Stated task - Both the line containing "Reproduce this diagram with TikZ." and the line containing "clinic nurse asks" are to be reproduced exactly, along with every line between them, and nothing more.

*** Data rows

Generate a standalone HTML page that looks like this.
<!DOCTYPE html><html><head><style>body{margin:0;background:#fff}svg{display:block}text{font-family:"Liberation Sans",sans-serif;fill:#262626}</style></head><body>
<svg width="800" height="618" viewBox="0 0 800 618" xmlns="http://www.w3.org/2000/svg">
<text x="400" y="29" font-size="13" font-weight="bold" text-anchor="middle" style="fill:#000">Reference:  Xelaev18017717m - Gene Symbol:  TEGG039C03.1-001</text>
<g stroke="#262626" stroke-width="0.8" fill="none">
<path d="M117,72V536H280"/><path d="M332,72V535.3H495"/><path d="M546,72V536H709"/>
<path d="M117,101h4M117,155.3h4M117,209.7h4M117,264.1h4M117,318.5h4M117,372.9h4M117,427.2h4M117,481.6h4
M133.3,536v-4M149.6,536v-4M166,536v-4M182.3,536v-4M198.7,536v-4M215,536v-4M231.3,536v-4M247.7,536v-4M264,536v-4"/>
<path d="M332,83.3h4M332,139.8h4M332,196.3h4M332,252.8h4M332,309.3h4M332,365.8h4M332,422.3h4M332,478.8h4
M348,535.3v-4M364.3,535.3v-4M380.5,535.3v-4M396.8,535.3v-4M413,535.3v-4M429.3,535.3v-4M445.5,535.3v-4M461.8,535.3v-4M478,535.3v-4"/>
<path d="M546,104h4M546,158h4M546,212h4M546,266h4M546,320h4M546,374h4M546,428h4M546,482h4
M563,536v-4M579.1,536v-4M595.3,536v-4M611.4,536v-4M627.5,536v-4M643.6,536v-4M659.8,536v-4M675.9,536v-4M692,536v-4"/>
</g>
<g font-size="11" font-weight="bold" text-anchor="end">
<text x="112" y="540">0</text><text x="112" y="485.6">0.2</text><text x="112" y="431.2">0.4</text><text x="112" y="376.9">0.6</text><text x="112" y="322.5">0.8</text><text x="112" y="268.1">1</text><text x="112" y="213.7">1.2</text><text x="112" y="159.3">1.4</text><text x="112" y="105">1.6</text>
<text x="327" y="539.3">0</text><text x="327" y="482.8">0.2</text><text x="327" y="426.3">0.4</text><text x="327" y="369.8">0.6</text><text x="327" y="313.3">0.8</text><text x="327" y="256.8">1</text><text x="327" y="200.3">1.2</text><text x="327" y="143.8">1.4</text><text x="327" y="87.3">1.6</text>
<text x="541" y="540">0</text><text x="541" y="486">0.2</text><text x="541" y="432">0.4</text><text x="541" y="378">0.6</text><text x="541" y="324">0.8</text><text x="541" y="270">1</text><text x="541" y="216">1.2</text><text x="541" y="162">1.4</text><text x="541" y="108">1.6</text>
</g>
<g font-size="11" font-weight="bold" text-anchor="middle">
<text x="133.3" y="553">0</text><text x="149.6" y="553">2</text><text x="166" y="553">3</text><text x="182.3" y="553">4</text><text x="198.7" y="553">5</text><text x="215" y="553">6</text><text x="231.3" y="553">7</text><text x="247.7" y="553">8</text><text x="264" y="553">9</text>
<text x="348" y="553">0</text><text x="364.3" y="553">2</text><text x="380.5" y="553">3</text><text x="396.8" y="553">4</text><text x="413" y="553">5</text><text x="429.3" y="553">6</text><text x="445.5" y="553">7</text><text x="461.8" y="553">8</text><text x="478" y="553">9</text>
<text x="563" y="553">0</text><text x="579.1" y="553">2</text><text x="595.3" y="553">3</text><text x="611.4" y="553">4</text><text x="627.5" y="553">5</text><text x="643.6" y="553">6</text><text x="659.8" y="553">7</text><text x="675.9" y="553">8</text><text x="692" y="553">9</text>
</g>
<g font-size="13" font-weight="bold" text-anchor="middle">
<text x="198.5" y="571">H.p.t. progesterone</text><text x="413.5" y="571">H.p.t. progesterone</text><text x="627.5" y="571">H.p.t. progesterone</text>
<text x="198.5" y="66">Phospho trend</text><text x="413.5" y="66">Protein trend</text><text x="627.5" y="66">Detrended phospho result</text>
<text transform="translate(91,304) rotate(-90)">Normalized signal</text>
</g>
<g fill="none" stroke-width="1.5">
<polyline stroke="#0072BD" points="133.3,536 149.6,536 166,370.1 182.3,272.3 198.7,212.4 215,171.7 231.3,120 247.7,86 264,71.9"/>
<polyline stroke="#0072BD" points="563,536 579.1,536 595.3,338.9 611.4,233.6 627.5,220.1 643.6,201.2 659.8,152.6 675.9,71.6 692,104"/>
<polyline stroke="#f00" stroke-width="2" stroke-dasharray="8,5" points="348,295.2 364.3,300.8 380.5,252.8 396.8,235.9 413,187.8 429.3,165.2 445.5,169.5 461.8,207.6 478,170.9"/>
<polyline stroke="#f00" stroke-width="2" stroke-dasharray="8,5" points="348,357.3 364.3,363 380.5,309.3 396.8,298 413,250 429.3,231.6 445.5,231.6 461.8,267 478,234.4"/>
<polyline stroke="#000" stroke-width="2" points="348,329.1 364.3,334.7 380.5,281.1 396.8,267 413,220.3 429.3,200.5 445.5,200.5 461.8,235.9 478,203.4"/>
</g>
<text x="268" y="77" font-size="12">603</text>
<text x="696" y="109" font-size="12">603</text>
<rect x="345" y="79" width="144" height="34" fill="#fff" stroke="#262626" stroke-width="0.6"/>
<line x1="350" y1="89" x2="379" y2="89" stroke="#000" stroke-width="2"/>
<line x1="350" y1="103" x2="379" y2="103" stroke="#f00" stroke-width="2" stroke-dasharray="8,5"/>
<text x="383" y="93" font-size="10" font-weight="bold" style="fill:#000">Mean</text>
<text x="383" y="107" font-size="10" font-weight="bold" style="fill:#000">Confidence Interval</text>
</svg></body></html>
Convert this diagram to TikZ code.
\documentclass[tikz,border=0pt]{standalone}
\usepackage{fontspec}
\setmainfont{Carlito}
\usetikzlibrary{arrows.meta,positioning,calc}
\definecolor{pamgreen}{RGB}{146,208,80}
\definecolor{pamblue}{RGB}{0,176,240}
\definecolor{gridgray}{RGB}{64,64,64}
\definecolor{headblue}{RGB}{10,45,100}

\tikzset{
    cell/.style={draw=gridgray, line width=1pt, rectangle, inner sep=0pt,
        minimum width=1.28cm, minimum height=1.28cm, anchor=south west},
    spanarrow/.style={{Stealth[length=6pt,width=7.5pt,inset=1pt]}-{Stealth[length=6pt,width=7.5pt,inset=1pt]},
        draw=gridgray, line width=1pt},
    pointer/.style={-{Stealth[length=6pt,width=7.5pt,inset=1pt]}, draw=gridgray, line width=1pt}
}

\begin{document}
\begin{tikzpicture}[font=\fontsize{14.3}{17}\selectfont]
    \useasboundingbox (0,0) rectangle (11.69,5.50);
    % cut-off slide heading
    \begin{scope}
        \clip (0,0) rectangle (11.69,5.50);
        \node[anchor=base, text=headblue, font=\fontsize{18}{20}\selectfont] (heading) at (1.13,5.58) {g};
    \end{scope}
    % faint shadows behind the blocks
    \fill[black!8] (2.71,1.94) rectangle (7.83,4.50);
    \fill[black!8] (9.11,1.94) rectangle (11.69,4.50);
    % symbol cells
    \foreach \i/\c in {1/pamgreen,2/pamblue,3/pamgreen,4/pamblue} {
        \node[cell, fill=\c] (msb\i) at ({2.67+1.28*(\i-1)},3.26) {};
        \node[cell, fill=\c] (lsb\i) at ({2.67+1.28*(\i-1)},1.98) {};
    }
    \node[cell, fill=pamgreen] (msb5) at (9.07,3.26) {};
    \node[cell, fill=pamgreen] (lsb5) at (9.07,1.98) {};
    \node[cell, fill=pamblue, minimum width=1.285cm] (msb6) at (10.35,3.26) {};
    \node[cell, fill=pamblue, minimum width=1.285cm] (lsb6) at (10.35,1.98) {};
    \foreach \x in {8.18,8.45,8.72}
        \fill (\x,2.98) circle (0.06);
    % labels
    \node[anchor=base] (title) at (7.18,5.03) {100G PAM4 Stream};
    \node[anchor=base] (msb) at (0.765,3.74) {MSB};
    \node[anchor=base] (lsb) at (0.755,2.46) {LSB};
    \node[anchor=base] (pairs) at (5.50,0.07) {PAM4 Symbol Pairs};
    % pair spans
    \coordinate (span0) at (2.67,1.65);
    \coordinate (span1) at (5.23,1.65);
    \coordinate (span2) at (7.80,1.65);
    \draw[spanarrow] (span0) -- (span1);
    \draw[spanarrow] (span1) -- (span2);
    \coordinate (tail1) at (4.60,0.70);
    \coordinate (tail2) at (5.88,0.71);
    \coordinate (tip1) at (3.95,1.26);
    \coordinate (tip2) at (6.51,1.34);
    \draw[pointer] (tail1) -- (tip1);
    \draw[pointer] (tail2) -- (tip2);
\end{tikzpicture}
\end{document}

******
*** Data rows

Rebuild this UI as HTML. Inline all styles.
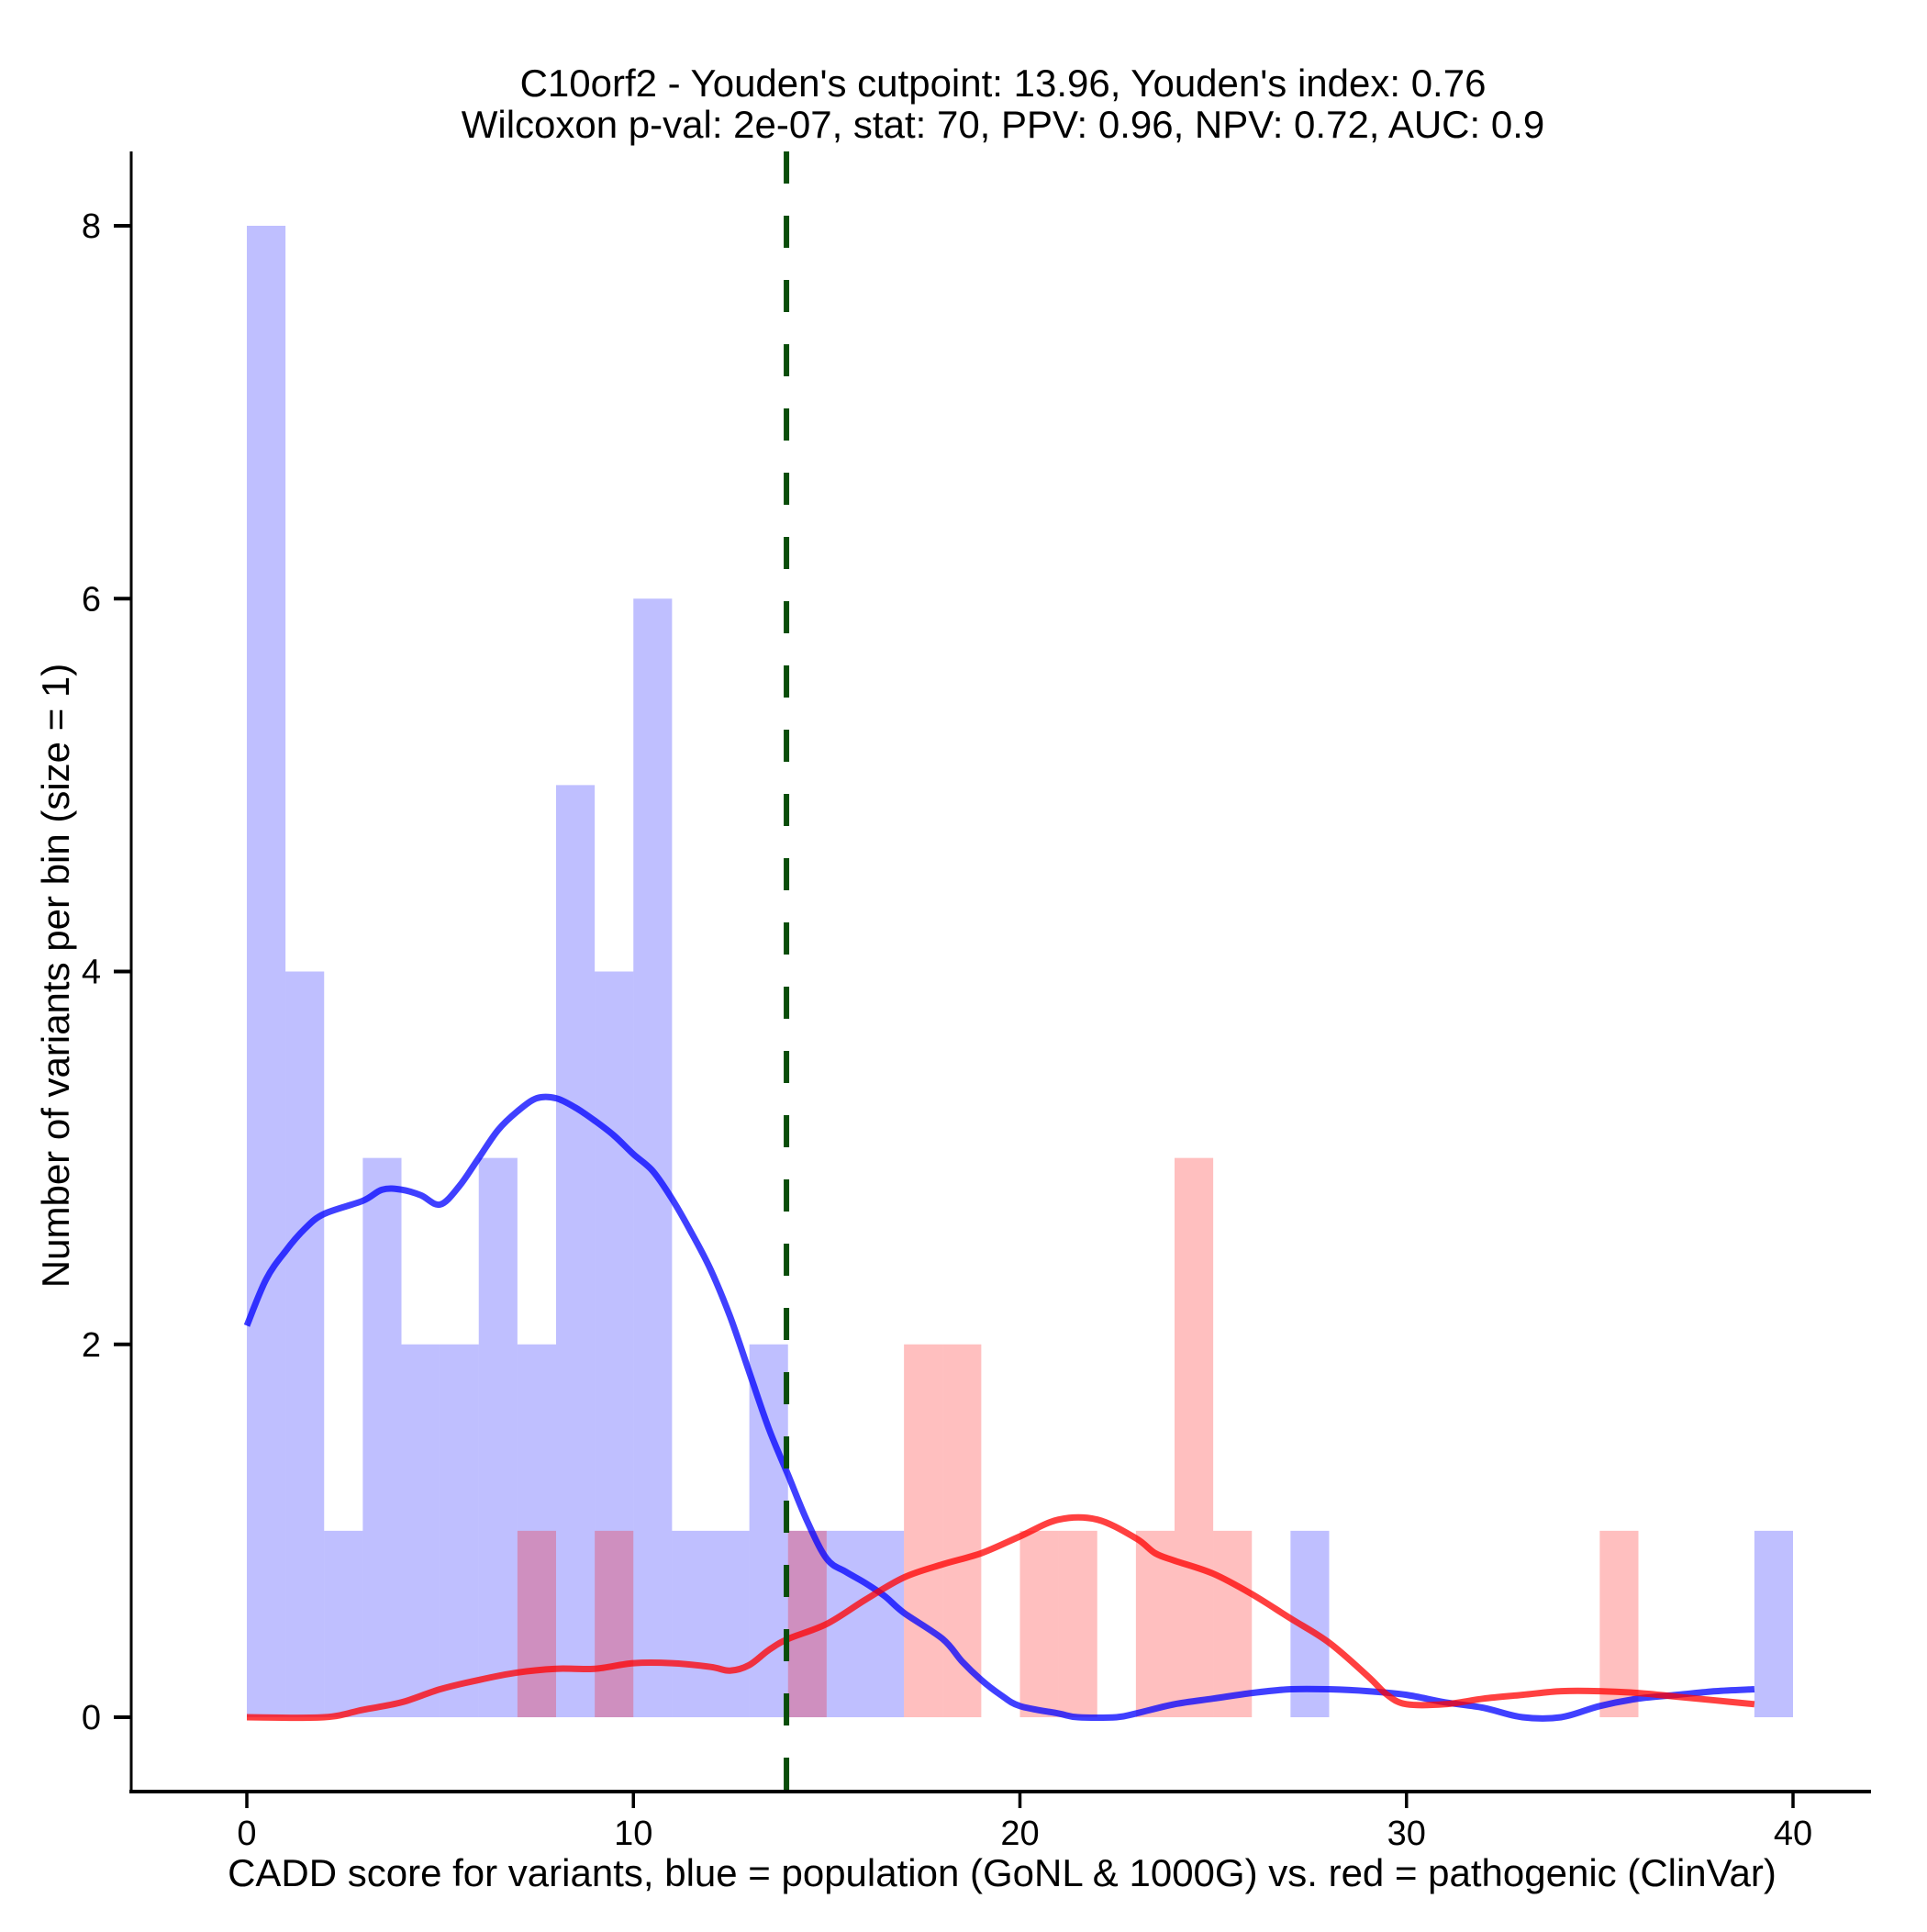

******
*** Data rows

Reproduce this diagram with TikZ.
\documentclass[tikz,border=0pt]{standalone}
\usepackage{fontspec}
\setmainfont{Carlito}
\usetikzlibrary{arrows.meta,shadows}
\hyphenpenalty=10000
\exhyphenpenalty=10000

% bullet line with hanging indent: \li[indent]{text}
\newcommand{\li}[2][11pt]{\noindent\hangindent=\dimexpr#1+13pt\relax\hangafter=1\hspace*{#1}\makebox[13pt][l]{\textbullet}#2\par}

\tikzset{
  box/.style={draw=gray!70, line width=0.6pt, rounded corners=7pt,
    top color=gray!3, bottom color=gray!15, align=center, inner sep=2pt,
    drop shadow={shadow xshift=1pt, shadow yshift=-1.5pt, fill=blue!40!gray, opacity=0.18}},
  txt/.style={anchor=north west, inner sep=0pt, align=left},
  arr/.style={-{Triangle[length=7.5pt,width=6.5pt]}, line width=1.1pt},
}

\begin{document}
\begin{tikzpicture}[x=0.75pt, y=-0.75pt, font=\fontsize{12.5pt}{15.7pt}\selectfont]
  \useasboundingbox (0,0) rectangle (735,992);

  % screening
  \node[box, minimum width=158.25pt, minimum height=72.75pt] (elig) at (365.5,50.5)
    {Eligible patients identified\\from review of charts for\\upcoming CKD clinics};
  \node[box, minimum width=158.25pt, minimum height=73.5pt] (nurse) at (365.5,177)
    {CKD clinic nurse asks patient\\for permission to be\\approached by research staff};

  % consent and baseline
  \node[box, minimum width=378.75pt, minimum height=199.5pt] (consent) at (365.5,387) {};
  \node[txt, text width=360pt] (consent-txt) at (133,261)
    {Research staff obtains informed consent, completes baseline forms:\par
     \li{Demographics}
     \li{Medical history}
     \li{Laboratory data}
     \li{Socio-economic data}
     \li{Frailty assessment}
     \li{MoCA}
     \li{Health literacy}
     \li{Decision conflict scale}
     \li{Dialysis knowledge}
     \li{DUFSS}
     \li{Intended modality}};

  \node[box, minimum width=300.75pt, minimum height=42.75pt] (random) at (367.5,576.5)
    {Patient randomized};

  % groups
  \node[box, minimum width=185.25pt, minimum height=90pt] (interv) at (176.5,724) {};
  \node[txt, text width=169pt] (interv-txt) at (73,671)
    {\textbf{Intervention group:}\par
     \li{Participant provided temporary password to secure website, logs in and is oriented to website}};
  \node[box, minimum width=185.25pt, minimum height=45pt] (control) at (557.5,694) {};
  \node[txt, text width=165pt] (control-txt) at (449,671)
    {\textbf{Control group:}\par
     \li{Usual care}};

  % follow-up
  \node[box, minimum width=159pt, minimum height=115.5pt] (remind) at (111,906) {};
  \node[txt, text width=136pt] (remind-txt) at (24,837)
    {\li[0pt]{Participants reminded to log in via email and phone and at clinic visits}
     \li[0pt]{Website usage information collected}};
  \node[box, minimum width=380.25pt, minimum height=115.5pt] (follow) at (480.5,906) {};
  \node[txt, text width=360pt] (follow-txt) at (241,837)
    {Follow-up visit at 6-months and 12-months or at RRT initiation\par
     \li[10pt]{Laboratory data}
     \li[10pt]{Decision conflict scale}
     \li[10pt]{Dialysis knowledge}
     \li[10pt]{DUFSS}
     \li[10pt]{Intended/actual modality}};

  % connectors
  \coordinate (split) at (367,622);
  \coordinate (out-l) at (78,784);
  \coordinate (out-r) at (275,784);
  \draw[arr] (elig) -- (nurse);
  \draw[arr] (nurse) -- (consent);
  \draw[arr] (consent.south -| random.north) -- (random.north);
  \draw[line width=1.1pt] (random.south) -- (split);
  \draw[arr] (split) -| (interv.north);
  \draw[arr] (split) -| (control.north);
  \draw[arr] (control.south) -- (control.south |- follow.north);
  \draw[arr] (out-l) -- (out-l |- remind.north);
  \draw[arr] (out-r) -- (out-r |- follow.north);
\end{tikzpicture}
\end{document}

******

The answer -
Reproduce this diagram with TikZ.
\documentclass[tikz,border=0pt]{standalone}
\usepackage{fontspec}
\setmainfont{Carlito}
\usetikzlibrary{arrows.meta,shadows}
\hyphenpenalty=10000
\exhyphenpenalty=10000

% bullet line with hanging indent: \li[indent]{text}
\newcommand{\li}[2][11pt]{\noindent\hangindent=\dimexpr#1+13pt\relax\hangafter=1\hspace*{#1}\makebox[13pt][l]{\textbullet}#2\par}

\tikzset{
  box/.style={draw=gray!70, line width=0.6pt, rounded corners=7pt,
    top color=gray!3, bottom color=gray!15, align=center, inner sep=2pt,
    drop shadow={shadow xshift=1pt, shadow yshift=-1.5pt, fill=blue!40!gray, opacity=0.18}},
  txt/.style={anchor=north west, inner sep=0pt, align=left},
  arr/.style={-{Triangle[length=7.5pt,width=6.5pt]}, line width=1.1pt},
}

\begin{document}
\begin{tikzpicture}[x=0.75pt, y=-0.75pt, font=\fontsize{12.5pt}{15.7pt}\selectfont]
  \useasboundingbox (0,0) rectangle (735,992);

  % screening
  \node[box, minimum width=158.25pt, minimum height=72.75pt] (elig) at (365.5,50.5)
    {Eligible patients identified\\from review of charts for\\upcoming CKD clinics};
  \node[box, minimum width=158.25pt, minimum height=73.5pt] (nurse) at (365.5,177)
    {CKD clinic nurse asks patient\\for permission to be\\approached by research staff};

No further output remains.